A
Taça das Zero Sanções
João Miguel Tavares
27/07/2016 –
PÚBLICO
O
pior que pode acontecer a Portugal é a perpetuação das desculpas
externas para esconder as incompetências internas.
Pronto. Já cá
canta mais uma taça. Portugal continua a vencer na Europa. Contra
todos as expectativas, e após um forte pressing final do adversário
que levou o próprio treinador português a duvidar da vitória (“a
situação aparentemente não está muito simpática para Portugal”,
disse ontem António Costa), lá conseguimos erguer a Taça das Zero
Sanções. Marcelo pode encomendar as medalhas. Todos estão
contentes: o governo está contente porque Pierre Moscovici plagiou
os seus argumentos epistolares em conferência de imprensa; o PS está
contente porque ergueu a voz e Pedro Nuno “Até as Pernas Lhes
Tremem” Santos foi enfim vingado; o Bloco está contente porque já
não tem de referendar nada; o CDS está contente porque defende as
zero sanções desde pequenino; o PSD está contente porque espera
que a frase “contas de 2015” não mais seja invocada até à
segunda vinda de Cristo à Terra; e o PCP… bom, o PCP não está
contente, mas também não podia estar: no que diz respeito à
Europa, o partido enveredou pelo anarco-sindicalismo e entende que a
Comissão não tem o direito de passar multas, mesmo que sejam zero.
Já agora: eu também
estou contente.
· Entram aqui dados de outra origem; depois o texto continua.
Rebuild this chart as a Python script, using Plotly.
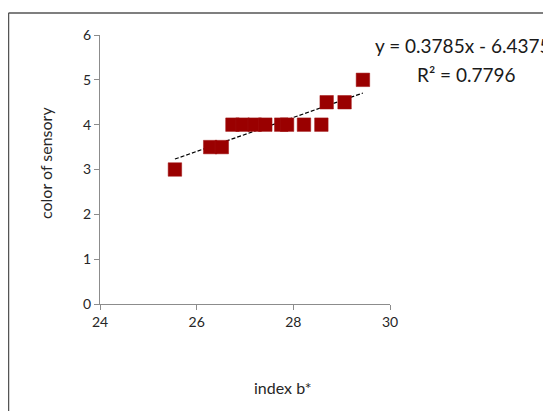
import plotly.graph_objects as go

index_b = [25.55, 26.28, 26.52, 26.74, 26.95, 27.2, 27.42, 27.75, 27.87, 28.22, 28.58, 28.69, 29.06, 29.44]
color_sensory = [3, 3.5, 3.5, 4, 4, 4, 4, 4, 4, 4, 4, 4.5, 4.5, 5]
slope = 0.3785
intercept = -6.4375
r2 = 0.7796
x_ticks = [24, 26, 28, 30]
y_ticks = [0, 1, 2, 3, 4, 5, 6]

W, H = 551, 411
OFF = 8  # page body margin
L, R, T, B = 100 - OFF, 390 - OFF, 35 - OFF, 304 - OFF

def px(xp):
    return (xp - OFF - L) / (R - L)

def py(yp):
    return (B - (yp - OFF)) / (B - T)

font = "Lato, 'Open Sans', sans-serif"

fig = go.Figure()
xmin, xmax = min(index_b), max(index_b)
fig.add_trace(go.Scatter(
    x=[xmin, xmax], y=[slope * xmin + intercept, slope * xmax + intercept],
    mode="lines", line=dict(color="black", width=1.2, dash="4px,2px"),
    hoverinfo="skip", showlegend=False))
fig.add_trace(go.Scatter(
    x=index_b, y=color_sensory, mode="markers",
    marker=dict(symbol="square", size=13.5, color="#9a0000",
                line=dict(color="#a01010", width=0.5)),
    showlegend=False))

axis_common = dict(showgrid=False, zeroline=False, showline=True,
                   linecolor="#8c8c8c", linewidth=1, ticks="outside",
                   ticklen=5, tickcolor="#8c8c8c",
                   tickfont=dict(family=font, size=14, color="#262626"))
fig.update_xaxes(range=[24, 30], tickvals=x_ticks, **axis_common)
fig.update_yaxes(range=[0, 6], tickvals=y_ticks, **axis_common)

ann = [
    dict(text="index b*", x=px(282), y=py(387), xref="paper", yref="paper",
         xanchor="center", yanchor="middle",
         showarrow=False, font=dict(family=font, size=16, color="#262626")),
    dict(text="color of sensory", x=px(45), y=py(163), xref="paper", yref="paper",
         xanchor="center", yanchor="middle",
         textangle=-90, showarrow=False, font=dict(family=font, size=16, color="#262626")),
    dict(text=f"y = {slope}x - {abs(intercept)}", x=px(373), y=py(45), xref="paper", yref="paper",
         xanchor="left", yanchor="middle",
         showarrow=False, font=dict(family=font, size=19, color="#1a1a1a")),
    dict(text=f"R² = {r2}", x=px(466), y=py(74), xref="paper", yref="paper",
         xanchor="center", yanchor="middle",
         showarrow=False, font=dict(family=font, size=19, color="#1a1a1a")),
]

shapes = [
    dict(type="line", xref="paper", yref="paper", x0=px(8.5), x1=px(8.5), y0=py(13), y1=py(430),
         line=dict(color="#555555", width=1.5)),
    dict(type="line", xref="paper", yref="paper", x0=px(8.5), x1=px(570), y0=py(13), y1=py(13),
         line=dict(color="#555555", width=1.5)),
]

fig.update_layout(
    width=W, height=H,
    margin=dict(l=L, r=W - R, t=T, b=H - B),
    paper_bgcolor="white", plot_bgcolor="white",
    annotations=ann, shapes=shapes,
)
fig.write_html("out.html")
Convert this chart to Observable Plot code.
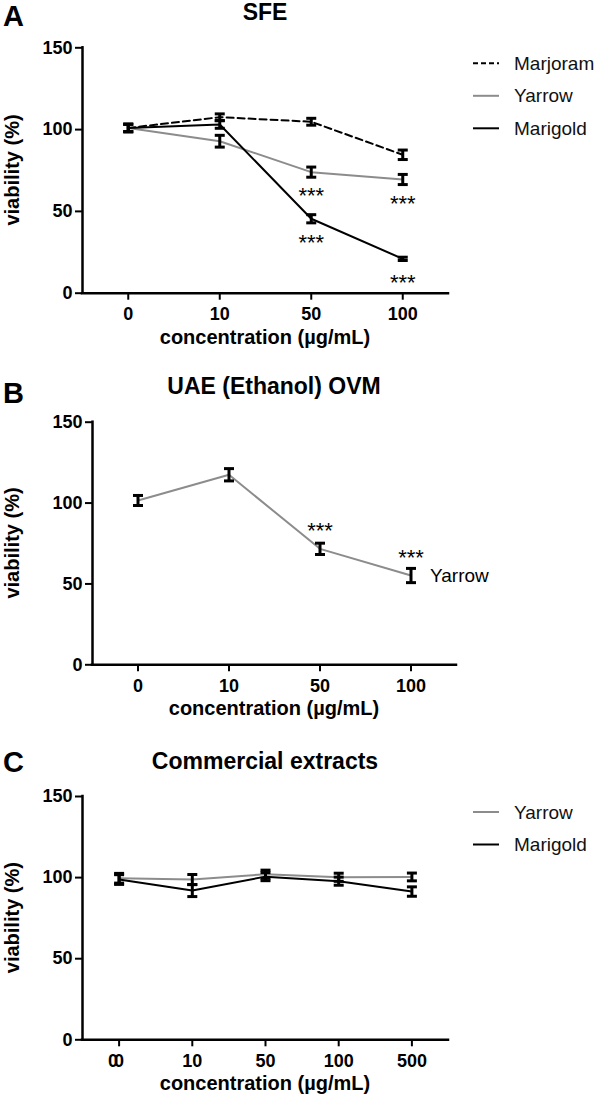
<!DOCTYPE html>
<html><head><meta charset="utf-8">
<script src="https://cdn.jsdelivr.net/npm/d3@7"></script>
<script src="https://cdn.jsdelivr.net/npm/@observablehq/plot@0.6"></script>
<style>
html,body{margin:0;padding:0;background:#fff;}
#root{position:relative;width:596px;height:1098px;overflow:hidden;font-family:"Liberation Sans",Arial,Helvetica,sans-serif;}
#root > svg{position:absolute;left:0;margin:0;}
g[aria-label$="axis tick"] path, g[aria-label$="axis tick"] line, .tick line{stroke-width:2px;}
</style></head>
<body><div id="root"></div>
<script>
// ---------- Panel A: SFE ----------
const concA = ["0", "10", "50", "100"];
const marjoramA = [101, 107.6, 104.8, 84.6];
const marjoramAErr = [2.3, 2.0, 2.1, 2.9];
const yarrowA = [101, 92.9, 74.0, 69.5];
const yarrowAErr = [2.3, 3.6, 3.1, 3.1];
const marigoldA = [101, 103.1, 45.5, 21.0];
const marigoldAErr = [2.3, 2.3, 2.5, 1.0];
const sigA = [["Yarrow", "50"], ["Yarrow", "100"], ["Marigold", "50"], ["Marigold", "100"]];

// ---------- Panel B: UAE (Ethanol) OVM ----------
const concB = ["0", "10", "50", "100"];
const yarrowB = [101.6, 117.5, 71.7, 55.2];
const yarrowBErr = [3.1, 3.8, 3.5, 4.4];
const sigB = [["Yarrow", "50"], ["Yarrow", "100"]];

// ---------- Panel C: Commercial extracts ----------
const concC = ["0", "10", "50", "100", "500"];
const yarrowC = [99.6, 98.8, 102.1, 100.2, 100.4];
const yarrowCErr = [3.0, 3.1, 2.5, 2.5, 2.4];
const marigoldC = [98.8, 92.0, 100.6, 97.8, 91.4];
const marigoldCErr = [3.0, 3.7, 2.5, 2.5, 2.9];

const titles = ["SFE", "UAE (Ethanol) OVM", "Commercial extracts"];
const letters = ["A", "B", "C"];
const yLabel = "viability (%)";
const xLabel = "concentration (µg/mL)";

const FONT = '"Liberation Sans", Arial, Helvetica, sans-serif';
const GRAY = "#8c8c8c";
const styles = {
  Marjoram: {stroke: "black", dash: "7,4"},
  Yarrow: {stroke: GRAY, dash: null},
  Marigold: {stroke: "black", dash: null}
};

function rows(conc, vals, errs, name) {
  return conc.map((c, i) => ({i, conc: c, v: vals[i], e: errs[i], name}));
}
const capSymbol = {draw(ctx, size) { const w = Math.sqrt(size / Math.PI); ctx.moveTo(-w, 0); ctx.lineTo(w, 0); }};

function seriesMarks(r) {
  const s = styles[r[0].name];
  return [
    Plot.line(r, {x: "i", y: "v", stroke: s.stroke, strokeWidth: 2, strokeDasharray: s.dash || undefined})
  ];
}
function errMarks(r) {
  return [
    Plot.ruleX(r, {x: "i", y1: d => d.v - d.e, y2: d => d.v + d.e, stroke: "black", strokeWidth: 3}),
    Plot.dot(r, {x: "i", y: d => d.v - d.e, symbol: capSymbol, r: 5, stroke: "black", strokeWidth: 3, fill: "none"}),
    Plot.dot(r, {x: "i", y: d => d.v + d.e, symbol: capSymbol, r: 5, stroke: "black", strokeWidth: 3, fill: "none"})
  ];
}
function sigRows(sig, all) {
  return sig.map(([name, c]) => all.find(d => d.name === name && d.conc === c));
}

const root = document.getElementById("root");
const panels = [];

function panel(cfg) {
  const {conc, series, extra, top, height, mt, mb, ml, mr} = cfg;
  const all = series.flat();
  const el = Plot.plot({
    width: 596, height, marginTop: mt, marginBottom: mb, marginLeft: ml, marginRight: mr,
    style: {fontFamily: FONT, fontSize: "18px", fontWeight: "bold", color: "black", background: "transparent", overflow: "visible"},
    x: {type: "linear", domain: [-0.5, conc.length - 0.5], ticks: conc.length, tickSize: 7, tickPadding: 7,
        tickFormat: i => (conc[Math.round(i)] ?? ""), label: null},
    y: {domain: [0, 150], ticks: 3, tickSize: 7, tickPadding: 3, label: null},
    marks: [
      ...series.flatMap(seriesMarks),
      ...series.flatMap(errMarks),
      Plot.ruleY([0], {stroke: "black", strokeWidth: 2.5, strokeLinecap: "square"}),
      Plot.ruleX([-0.5], {stroke: "black", strokeWidth: 2.5, strokeLinecap: "square"}),
      ...extra(all, conc)
    ]
  });
  el.style.top = top + "px";
  root.appendChild(el);
  panels.push({top, height, mt, mb, ml, mr, frameTop: top + mt, frameBottom: top + height - mb, cx: (ml + 596 - mr) / 2});
}

// A
panel({
  conc: concA,
  series: [rows(concA, marjoramA, marjoramAErr, "Marjoram"), rows(concA, yarrowA, yarrowAErr, "Yarrow"), rows(concA, marigoldA, marigoldAErr, "Marigold")],
  extra: (all) => [Plot.text(sigRows(sigA, all), {x: "i", y: "v", text: () => "***", dy: 24, fontSize: 22, fontWeight: "normal", lineAnchor: "middle"})],
  top: 0, height: 330, mt: 47.3, mb: 37.3, ml: 82, mr: 148
});
// B
panel({
  conc: concB,
  series: [rows(concB, yarrowB, yarrowBErr, "Yarrow")],
  extra: (all) => [
    Plot.text(sigRows(sigB, all), {x: "i", y: "v", text: () => "***", dy: -17.5, fontSize: 22, fontWeight: "normal", lineAnchor: "middle"}),
    Plot.text([all[all.length - 1]], {x: "i", y: "v", text: "name", dx: 19, textAnchor: "start", lineAnchor: "middle", fontSize: 19, fontWeight: "normal"})
  ],
  top: 360, height: 340, mt: 61.7, mb: 35.7, ml: 92, mr: 140
});
// C
panel({
  conc: concC,
  series: [rows(concC, yarrowC, yarrowCErr, "Yarrow"), rows(concC, marigoldC, marigoldCErr, "Marigold")],
  extra: (all, conc) => [
    Plot.text([{i: 0}], {x: "i", y: () => 0, text: () => conc[0], dy: 14, dx: -6, lineAnchor: "top", fontSize: 18})
  ],
  top: 750, height: 325, mt: 46, mb: 35.7, ml: 82, mr: 148
});

// ---------- overlay: panel letters, titles, axis labels, legends ----------
const NS = "http://www.w3.org/2000/svg";
const ov = document.createElementNS(NS, "svg");
ov.setAttribute("width", 596); ov.setAttribute("height", 1098);
ov.setAttribute("style", "position:absolute;left:0;top:0;pointer-events:none;");
ov.setAttribute("font-family", FONT);
root.appendChild(ov);
function txt(s, x, y, o = {}) {
  const t = document.createElementNS(NS, "text");
  t.textContent = s;
  t.setAttribute("x", x); t.setAttribute("y", y);
  t.setAttribute("font-size", o.size || 17);
  t.setAttribute("font-weight", o.weight || "bold");
  t.setAttribute("text-anchor", o.anchor || "start");
  t.setAttribute("fill", o.fill || "black");
  if (o.transform) t.setAttribute("transform", o.transform);
  ov.appendChild(t);
}
function ln(x1, y, x2, stroke, dash) {
  const l = document.createElementNS(NS, "line");
  l.setAttribute("x1", x1); l.setAttribute("x2", x2); l.setAttribute("y1", y); l.setAttribute("y2", y);
  l.setAttribute("stroke", stroke); l.setAttribute("stroke-width", 2);
  if (dash) l.setAttribute("stroke-dasharray", dash);
  ov.appendChild(l);
}
const letterY = [26, 403, 772];
panels.forEach((p, k) => {
  txt(letters[k], 3, letterY[k], {size: 29});
  txt(titles[k], p.cx, p.frameTop - 27.3, {size: 23, anchor: "middle"});
  const my = (p.frameTop + p.frameBottom) / 2;
  txt(yLabel, 0, 0, {size: 20, anchor: "middle", transform: `translate(19,${my}) rotate(-90)`});
  txt(xLabel, p.cx, p.frameBottom + 51, {size: 20, anchor: "middle"});
});
function legend(p, names) {
  names.forEach((n, k) => {
    const y = p.frameTop + 16 + k * 32.5;
    const s = styles[n];
    ln(473, y, 499, s.stroke, s.dash ? "5,3" : null);
    txt(n, 514, y + 6.5, {size: 19, weight: "normal", fill: "#111"});
  });
}
legend(panels[0], ["Marjoram", "Yarrow", "Marigold"]);
legend(panels[2], ["Yarrow", "Marigold"]);
</script>
</body></html>
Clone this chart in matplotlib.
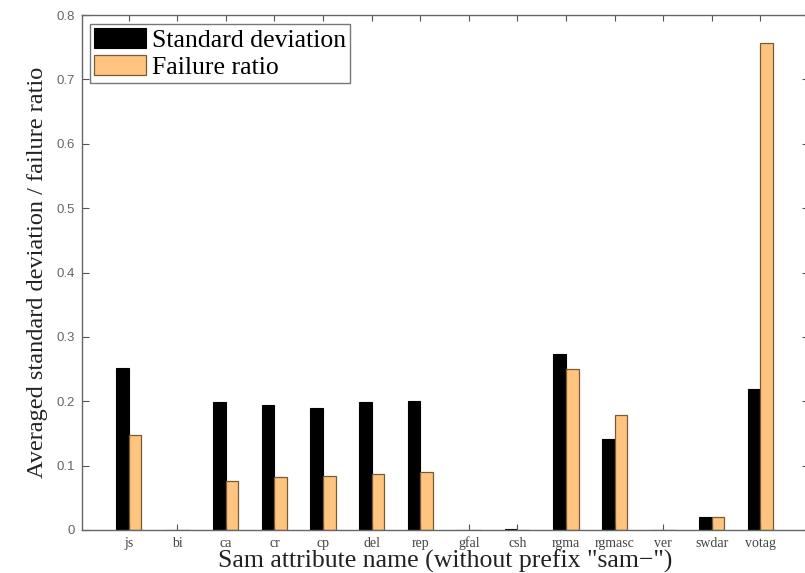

Não por ser sensível ao patriotismo
lamecho-pedinchão que tem dominado a canícula, mas por uma razão
muito prática: agora, há menos uma desculpa à qual António Costa
se agarrar. Ao longo dos últimos meses, o nosso querido
primeiro-ministro colou-se como uma lapa ao discurso das zero sanções
porque ele lhe permitia mil e uma distracções. Agora está na hora
de dar o corpo pelas suas políticas e pelas políticas do seu
Governo, sem a desculpa de que a Europa está malvadamente entretida
a sabotar o seu keynesianismo de casino, impedindo a esquerda de
regovernar e mostrar ao mundo o quão bestial e amiga do crescimento
é a sua aposta no consumo interno e na devolução dos rendimentos
aos funcionários públicos. Não há multa, não há injustiça, não
há sanções – o Governo que leve a taça e comece finalmente a
assumir as consequências dos seus actos.
O pior que pode
acontecer a Portugal é a perpetuação das desculpas externas para
esconder as incompetências internas. Sócrates teria sido um
primeiro-ministro bestial se não fosse a malfadada crise das dívidas
soberanas; Passos Coelho teria sido um primeiro-ministro bestial se
não fosse o malfadado programa da troika e os chumbos do Tribunal
Constitucional; António Costa teria sido um primeiro-ministro
bestial se não fossem as malfadadas sanções e as imposições dos
tratados que o impedem de conduzir o país até à terra onde escorre
o leite e o mel. As políticas destes três senhores divergem, mas as
desculpas, essas, convergem. É assim desde sempre. A ausência de
uma cultura liberal e a falta de fé nas capacidades de cada um é
compensada com a criação de uma extraordinária máquina de
produzir desculpas que funciona a todo o vapor desde tempos
imemoriais. É a máquina dos “ses”. Nós teríamos conseguido,
se…; nós teríamos vencido, se…; nós teríamos atingido, se…
A Taça das Zero
Sanções é menos um “se…” no nosso caminho, menos uma
desculpa para juntar à pilha. Com a vitória, veio também a conta:
consolidação de mais 450 milhões em 2016 e proposta para aumentar
o IVA em produtos com taxa reduzida. Isso parece-se demasiado com o
plano B que António Costa disse que não existia. Logo se verá. O
fundamental é isto: dar espaço ao Governo para ganhar ou perder por
si próprio. Sem mais “ses”. Sem mais desculpas.